There is a sense of lost identity by renaming anything. And, I suspect, renaming a body of water with an indigenous honor and getting rid of the colonizing western term can bring up the ways in which we culturally privilege and marginalize a certain power deferential. To name this sea "Salish" is to privilege that which our cultures have historically marginalized for centuries. Allowing "Puget" to fade away is to acknowledge the fading power of western white colonialism. It forces us to acknowledge that colonialism was forged on exploiting resources and meeting/creating the voracious needs of the dominant culture. Money and power. That's what colonialism comes down to - and its what brought so many white settlers - my ancestors included - to the northwest in the first place.

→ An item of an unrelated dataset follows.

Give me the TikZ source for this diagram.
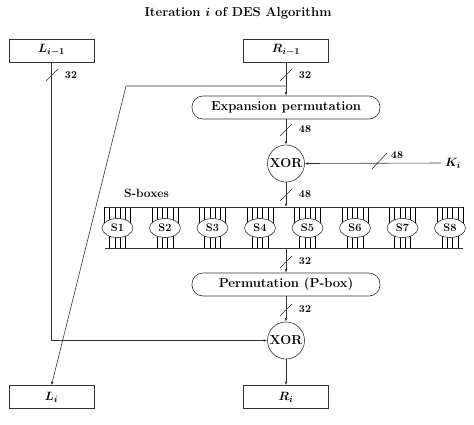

Is part of this vanishing Puget Sound identity a sense of lost power and entitlement? What does someone give up by changing the designation of these waters? What has to shift for them to let go of an insular image and explore a larger vision?

The renaming of Puget Sound to the Salish Sea marks a paradigm shift - so of course there is resistance. To embrace "Salish Sea" is to open oneself up to rethinking a belief - a story about territory and power and - yes - interconnection. To say "Salish Sea" is to understand that your actions on either side of the international border matter to the other side - that your actions have impact on the wildlife, the land, and the health of the region. We need this paradigm shift - not just for decisions regarding whether or not pleasure boats should be allowed to empty their holding tanks anywhere - but for catastrophic situations like oil spills. Washington state has well developed response plans for oil spills. B.C does not. Well, they are trying with new legislation - but many say that lack of resources will make the new rules hard to enforce ( New Rules Coming). Considering what could happen to the waters south of the border makes Canada's lack of thorough planning a catastrophic disaster in the making. When we acknowledge that there is no proverbial fence between our waterways - that the actions or lack of action by our neighbor will absolutely impact our home - then we can start to develop collaborative plans to mutually aid and support each other.

Look, Humans like to name things. We like to name something and then claim it. We have been doing this to land probably since the first time we gathered around a fire. A name means nothing to an island or a whale or a lake. But name them we do and always in the spirit of the time and place and at the whimsy of whomever is there with enough power to get the name to stick.

In this time and place, I want this new officially designated Salish Sea naming to stick hard. I want conferences like the Salish Sea Ecosystem Conference to become powerful incubators for collaborative and generative dialogue promoting sustainable ecosystem health - which includes humans as well. I want to see more international dialogue like what the Oil Spill Task Force is doing but on a bigger scale (They work on small spill education). I'd like to see Canadian and U.S. regulations regarding whales and salmon and fish farms work towards similar goals. We can start stepping towards those types of difficult discussions when we all acknowledge that we are talking about the same ecosystem and leave the arbitrary boundaries behind.

I'd love more insight into the mindset of resistance. I'd really like to hear what that stance believes. I want to know what the fear is, the loss, the problem with a new name. If we don't listen the differences into conversation, we'll never find each other in the middle.